[REQUIRED TASK]: All of the material below is to be restated word for word, apart from the pictures.

|---|

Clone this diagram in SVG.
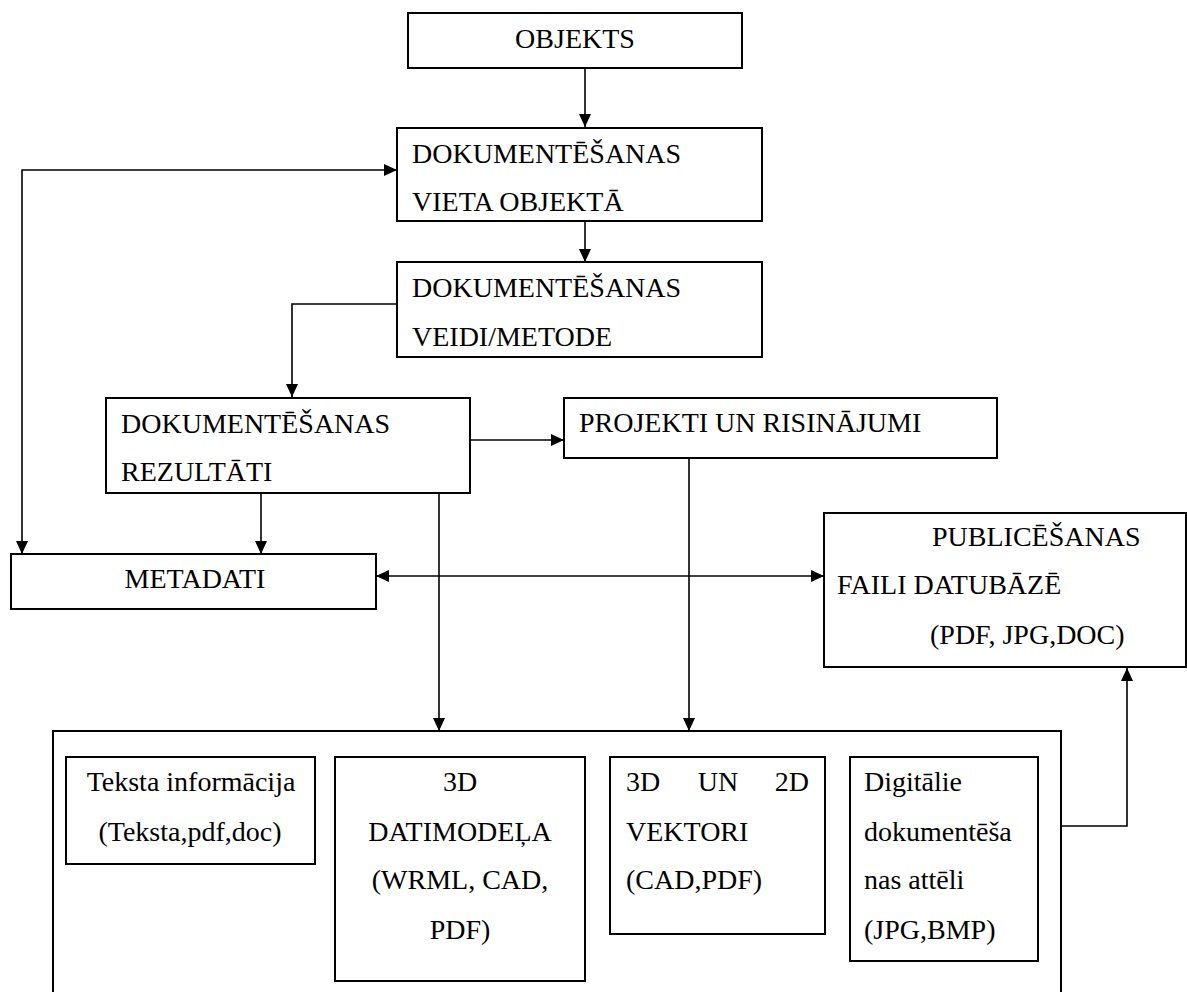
<svg xmlns="http://www.w3.org/2000/svg" width="1187" height="992" viewBox="0 0 1187 992">
<style>
.box{fill:#fff;stroke:#000;stroke-width:2}
.t{font-family:'Liberation Serif',Tinos,'Times New Roman',Times,'DejaVu Serif',serif;font-size:28px;fill:#000}
.m{text-anchor:middle}
.c{fill:none;stroke:#000;stroke-width:1.6}
</style>
<defs>
<marker id="ah" markerUnits="userSpaceOnUse" markerWidth="14" markerHeight="12" refX="13" refY="6" orient="auto-start-reverse">
<path d="M0,0 L13,6 L0,12 z" fill="#000"/>
</marker>
</defs>
<rect width="1187" height="992" fill="#fff"/>
<g id="connectors">
<path class="c" d="M585,68 V127" marker-end="url(#ah)"/>
<path class="c" d="M585,221 V262" marker-end="url(#ah)"/>
<path class="c" d="M397,304 H292 V397" marker-end="url(#ah)"/>
<path class="c" d="M470,440 H564" marker-end="url(#ah)"/>
<path class="c" d="M261,493 V554" marker-end="url(#ah)"/>
<path class="c" d="M22,554 V170 H397" marker-start="url(#ah)" marker-end="url(#ah)"/>
<path class="c" d="M376,576 H824" marker-start="url(#ah)" marker-end="url(#ah)"/>
<path class="c" d="M439,493 V731" marker-end="url(#ah)"/>
<path class="c" d="M689,458 V731" marker-end="url(#ah)"/>
<path class="c" d="M1061,826 H1127 V668" marker-end="url(#ah)"/>
</g>
<g id="objekts">
<rect class="box" x="408" y="13" width="334" height="55"/>
<text class="t m" x="575" y="48" font-family="Liberation Serif, serif">OBJEKTS</text>
</g>
<g id="vieta">
<rect class="box" x="397" y="128" width="365" height="93"/>
<text class="t" x="412" y="163">DOKUMENTĒŠANAS</text>
<text class="t" x="412" y="211">VIETA OBJEKTĀ</text>
</g>
<g id="veidi">
<rect class="box" x="397" y="262" width="365" height="95"/>
<text class="t" x="412" y="297">DOKUMENTĒŠANAS</text>
<text class="t" x="412" y="346">VEIDI/METODE</text>
</g>
<g id="rezultati">
<rect class="box" x="106" y="398" width="364" height="95"/>
<text class="t" x="121" y="433">DOKUMENTĒŠANAS</text>
<text class="t" x="121" y="481">REZULTĀTI</text>
</g>
<g id="projekti">
<rect class="box" x="564" y="398" width="433" height="60"/>
<text class="t" x="579" y="432">PROJEKTI UN RISINĀJUMI</text>
</g>
<g id="metadati">
<rect class="box" x="11" y="554" width="365" height="55"/>
<text class="t m" x="195" y="588">METADATI</text>
</g>
<g id="publicesanas">
<rect class="box" x="824" y="513" width="362" height="154"/>
<text class="t" x="932" y="546">PUBLICĒŠANAS</text>
<text class="t" x="837" y="594">FAILI DATUBĀZĒ</text>
<text class="t" x="930" y="644">(PDF, JPG,DOC)</text>
</g>
<g id="rezultatu-formati">
<rect class="box" x="53" y="731" width="1008" height="280"/>
</g>
<g id="teksta">
<rect class="box" x="66" y="757" width="249" height="107"/>
<text class="t m" x="191" y="791">Teksta informācija</text>
<text class="t m" x="190" y="841">(Teksta,pdf,doc)</text>
</g>
<g id="datimodela">
<rect class="box" x="335" y="757" width="250" height="224"/>
<text class="t m" x="460" y="791">3D</text>
<text class="t m" x="460" y="841">DATIMODEĻA</text>
<text class="t m" x="460" y="889">(WRML, CAD,</text>
<text class="t m" x="460" y="939">PDF)</text>
</g>
<g id="vektori">
<rect class="box" x="610" y="757" width="215" height="177"/>
<text class="t" x="626" y="791">3D</text>
<text class="t m" x="718" y="791">UN</text>
<text class="t" x="809" y="791" text-anchor="end">2D</text>
<text class="t" x="626" y="841">VEKTORI</text>
<text class="t" x="626" y="889">(CAD,PDF)</text>
</g>
<g id="attelu">
<rect class="box" x="850" y="757" width="188" height="204"/>
<text class="t" x="864" y="791">Digitālie</text>
<text class="t" x="864" y="841">dokumentēša</text>
<text class="t" x="864" y="889">nas attēli</text>
<text class="t" x="864" y="939">(JPG,BMP)</text>
</g>
</svg>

|---|

[EXERCISE RESPONSE]:
Clone this diagram in SVG.
<svg xmlns="http://www.w3.org/2000/svg" width="1187" height="992" viewBox="0 0 1187 992">
<style>
.box{fill:#fff;stroke:#000;stroke-width:2}
.t{font-family:'Liberation Serif',Tinos,'Times New Roman',Times,'DejaVu Serif',serif;font-size:28px;fill:#000}
.m{text-anchor:middle}
.c{fill:none;stroke:#000;stroke-width:1.6}
</style>
<defs>
<marker id="ah" markerUnits="userSpaceOnUse" markerWidth="14" markerHeight="12" refX="13" refY="6" orient="auto-start-reverse">
<path d="M0,0 L13,6 L0,12 z" fill="#000"/>
</marker>
</defs>
<rect width="1187" height="992" fill="#fff"/>
<g id="connectors">
<path class="c" d="M585,68 V127" marker-end="url(#ah)"/>
<path class="c" d="M585,221 V262" marker-end="url(#ah)"/>
<path class="c" d="M397,304 H292 V397" marker-end="url(#ah)"/>
<path class="c" d="M470,440 H564" marker-end="url(#ah)"/>
<path class="c" d="M261,493 V554" marker-end="url(#ah)"/>
<path class="c" d="M22,554 V170 H397" marker-start="url(#ah)" marker-end="url(#ah)"/>
<path class="c" d="M376,576 H824" marker-start="url(#ah)" marker-end="url(#ah)"/>
<path class="c" d="M439,493 V731" marker-end="url(#ah)"/>
<path class="c" d="M689,458 V731" marker-end="url(#ah)"/>
<path class="c" d="M1061,826 H1127 V668" marker-end="url(#ah)"/>
</g>
<g id="objekts">
<rect class="box" x="408" y="13" width="334" height="55"/>
<text class="t m" x="575" y="48" font-family="Liberation Serif, serif">OBJEKTS</text>
</g>
<g id="vieta">
<rect class="box" x="397" y="128" width="365" height="93"/>
<text class="t" x="412" y="163">DOKUMENTĒŠANAS</text>
<text class="t" x="412" y="211">VIETA OBJEKTĀ</text>
</g>
<g id="veidi">
<rect class="box" x="397" y="262" width="365" height="95"/>
<text class="t" x="412" y="297">DOKUMENTĒŠANAS</text>
<text class="t" x="412" y="346">VEIDI/METODE</text>
</g>
<g id="rezultati">
<rect class="box" x="106" y="398" width="364" height="95"/>
<text class="t" x="121" y="433">DOKUMENTĒŠANAS</text>
<text class="t" x="121" y="481">REZULTĀTI</text>
</g>
<g id="projekti">
<rect class="box" x="564" y="398" width="433" height="60"/>
<text class="t" x="579" y="432">PROJEKTI UN RISINĀJUMI</text>
</g>
<g id="metadati">
<rect class="box" x="11" y="554" width="365" height="55"/>
<text class="t m" x="195" y="588">METADATI</text>
</g>
<g id="publicesanas">
<rect class="box" x="824" y="513" width="362" height="154"/>
<text class="t" x="932" y="546">PUBLICĒŠANAS</text>
<text class="t" x="837" y="594">FAILI DATUBĀZĒ</text>
<text class="t" x="930" y="644">(PDF, JPG,DOC)</text>
</g>
<g id="rezultatu-formati">
<rect class="box" x="53" y="731" width="1008" height="280"/>
</g>
<g id="teksta">
<rect class="box" x="66" y="757" width="249" height="107"/>
<text class="t m" x="191" y="791">Teksta informācija</text>
<text class="t m" x="190" y="841">(Teksta,pdf,doc)</text>
</g>
<g id="datimodela">
<rect class="box" x="335" y="757" width="250" height="224"/>
<text class="t m" x="460" y="791">3D</text>
<text class="t m" x="460" y="841">DATIMODEĻA</text>
<text class="t m" x="460" y="889">(WRML, CAD,</text>
<text class="t m" x="460" y="939">PDF)</text>
</g>
<g id="vektori">
<rect class="box" x="610" y="757" width="215" height="177"/>
<text class="t" x="626" y="791">3D</text>
<text class="t m" x="718" y="791">UN</text>
<text class="t" x="809" y="791" text-anchor="end">2D</text>
<text class="t" x="626" y="841">VEKTORI</text>
<text class="t" x="626" y="889">(CAD,PDF)</text>
</g>
<g id="attelu">
<rect class="box" x="850" y="757" width="188" height="204"/>
<text class="t" x="864" y="791">Digitālie</text>
<text class="t" x="864" y="841">dokumentēša</text>
<text class="t" x="864" y="889">nas attēli</text>
<text class="t" x="864" y="939">(JPG,BMP)</text>
</g>
</svg>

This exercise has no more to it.